O secretário propõe que algumas medidas sejam revistas como a proteção das pessoas que testemunham contra a milícia. Por se tratar de uma organização criminosa que tem a presença de policiais, é difícil conseguir testemunhas e manter a integridade física das mesmas.

“Os milicianos exterminam as testemunhas. Temos caso de uma milícia, atuante em Duque de Caxias [Baixada Fluminense], que agiu dessa forma e a única testemunha que está viva é o delegado. Precisamos criar um mecanismo de proteção para essas testemunhas que funcione”, afirmou Beltrame, lembrando a morte de cinco das seis testemunhas que depuseram contra uma das milícias mais violentas do Estado. O único sobrevivente foi o delegado Alexandre Capote, titular da Draco.

Milicianos na política
Apesar de não ter mais seus líderes se candidatando a cargos políticos, nessas eleições, a milícia continuou tentando eleger seus candidatos, segundo Marcelo Freixo. Para ele, foi fácil identificar quais foram os candidatos que receberam o apoio de milicianor. “Bastava observar quais foram as placas que mais se via em regiões como Rio das Pedras, Gardênia Azul, Campo Grande e outras locais de atuação deles”, garantiu o deputado.

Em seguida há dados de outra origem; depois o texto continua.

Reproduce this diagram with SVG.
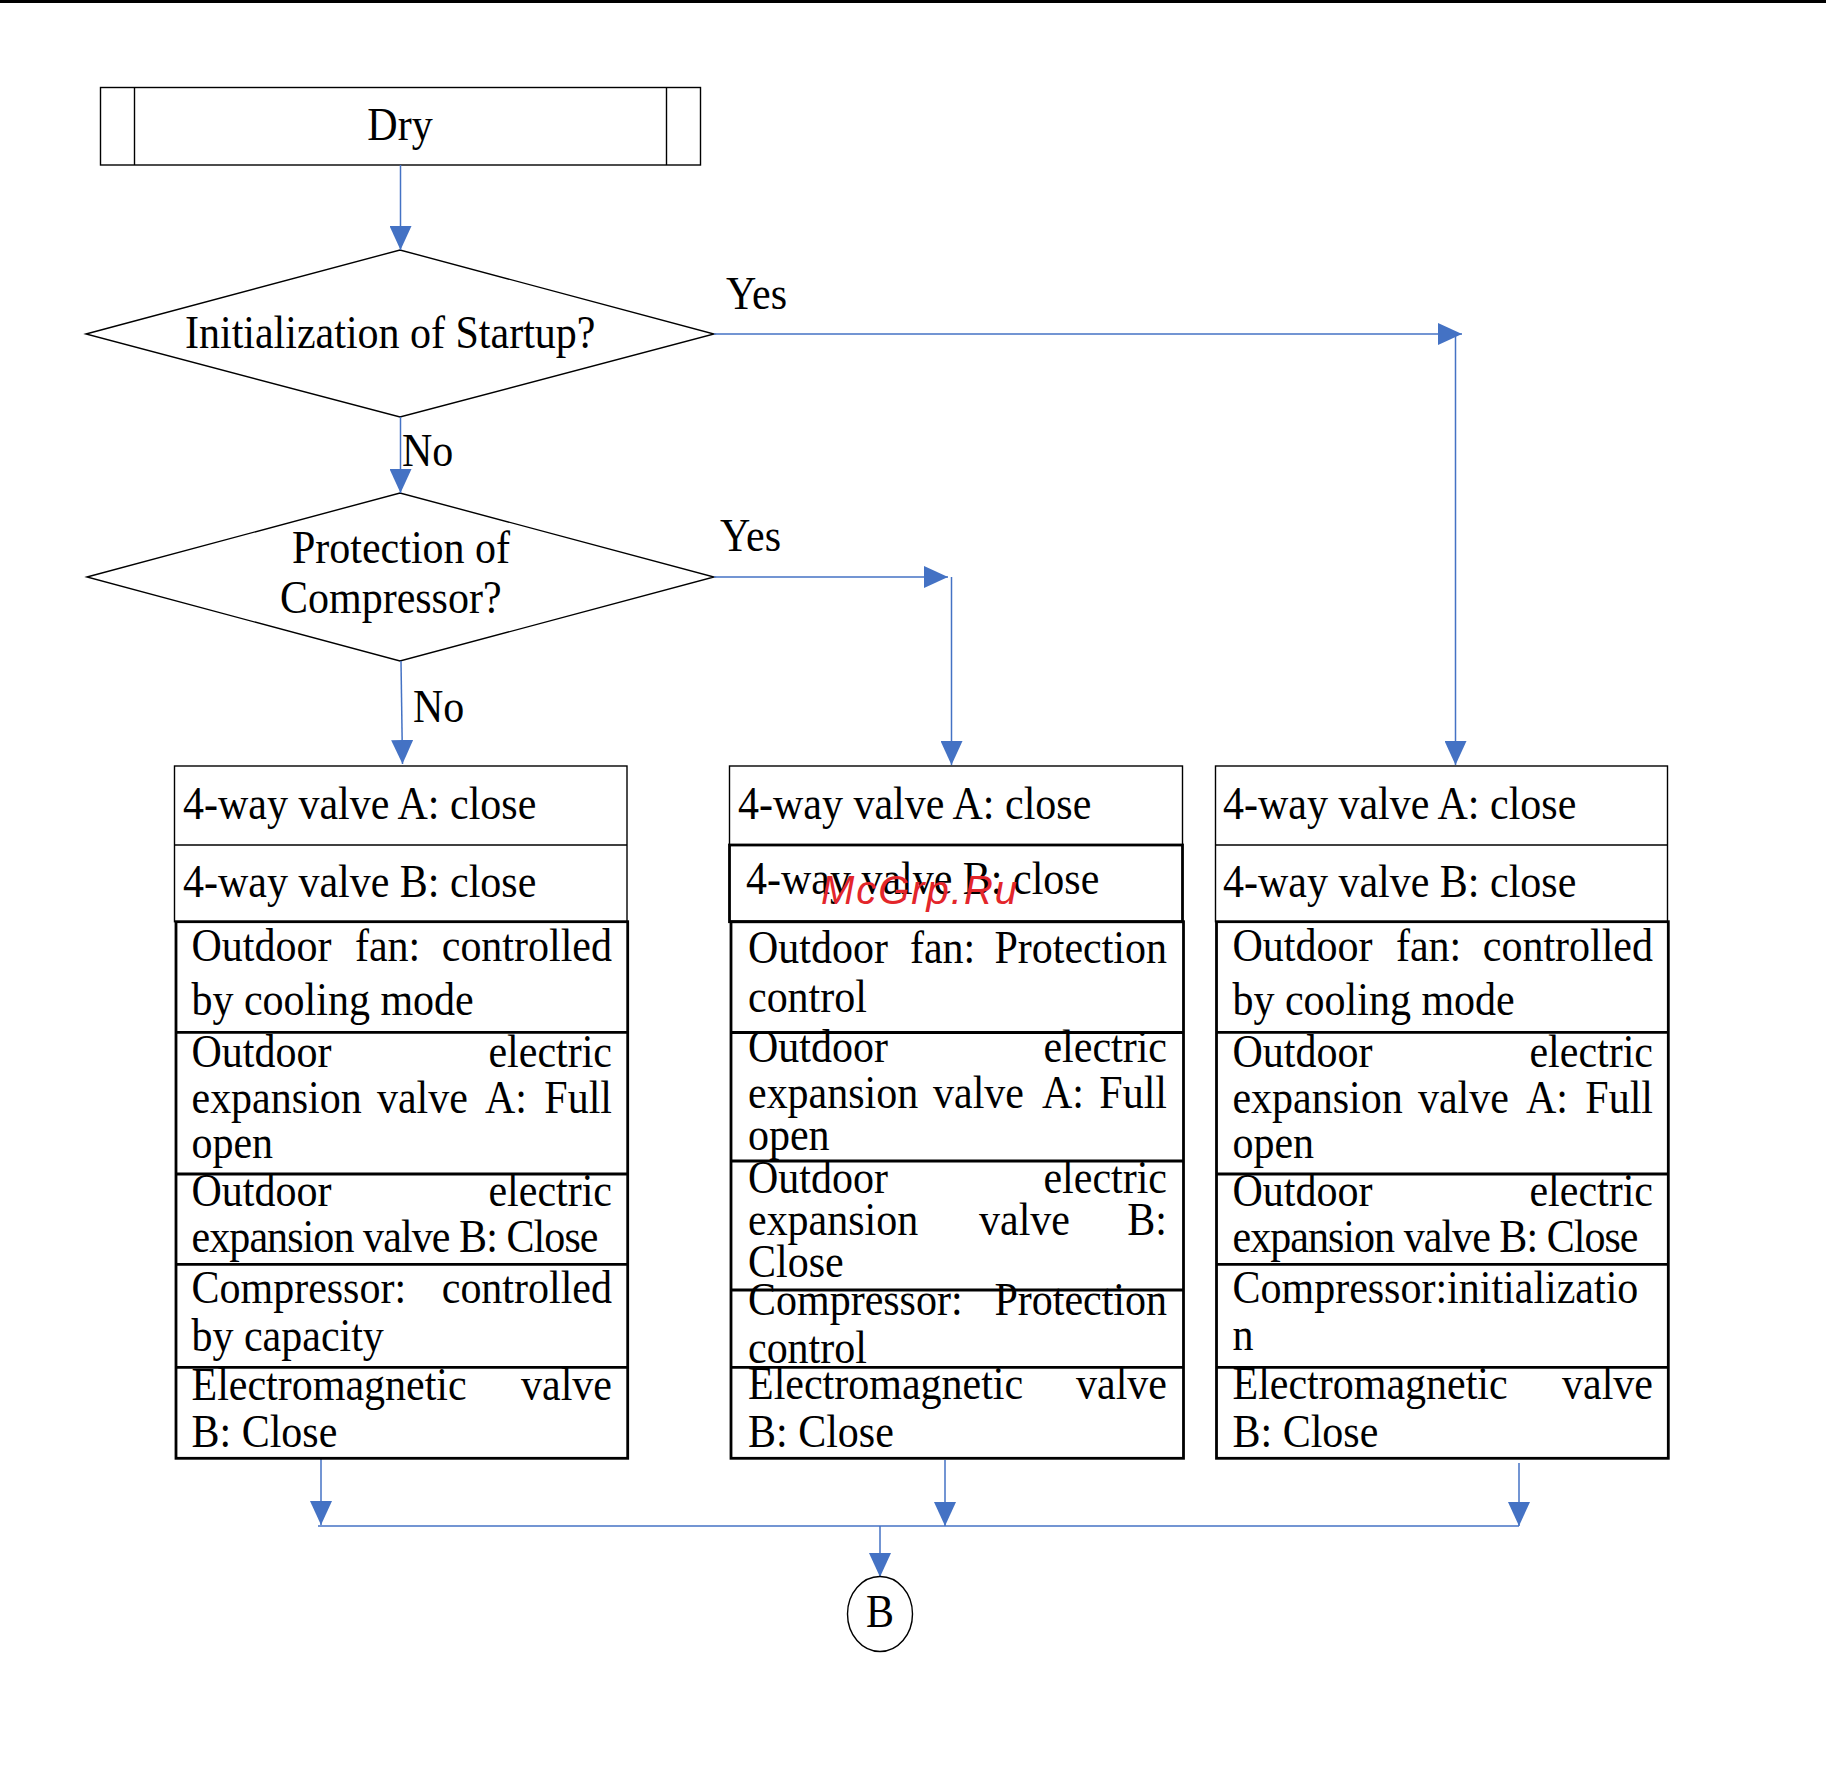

No entanto, a própria população passou a ver as milícias com olhos diferentes nos últimos anos. “Porque eu fui um dos mais votados em várias áreas dominadas por eles? Quando um morador de área de milícia vai na urna e vota em mim, ele está dando um recado. Ele nunca me viu, ele nunca esteve comigo, mesmo porque nem pode, mas na hora do voto ele vota em mim”, frisou.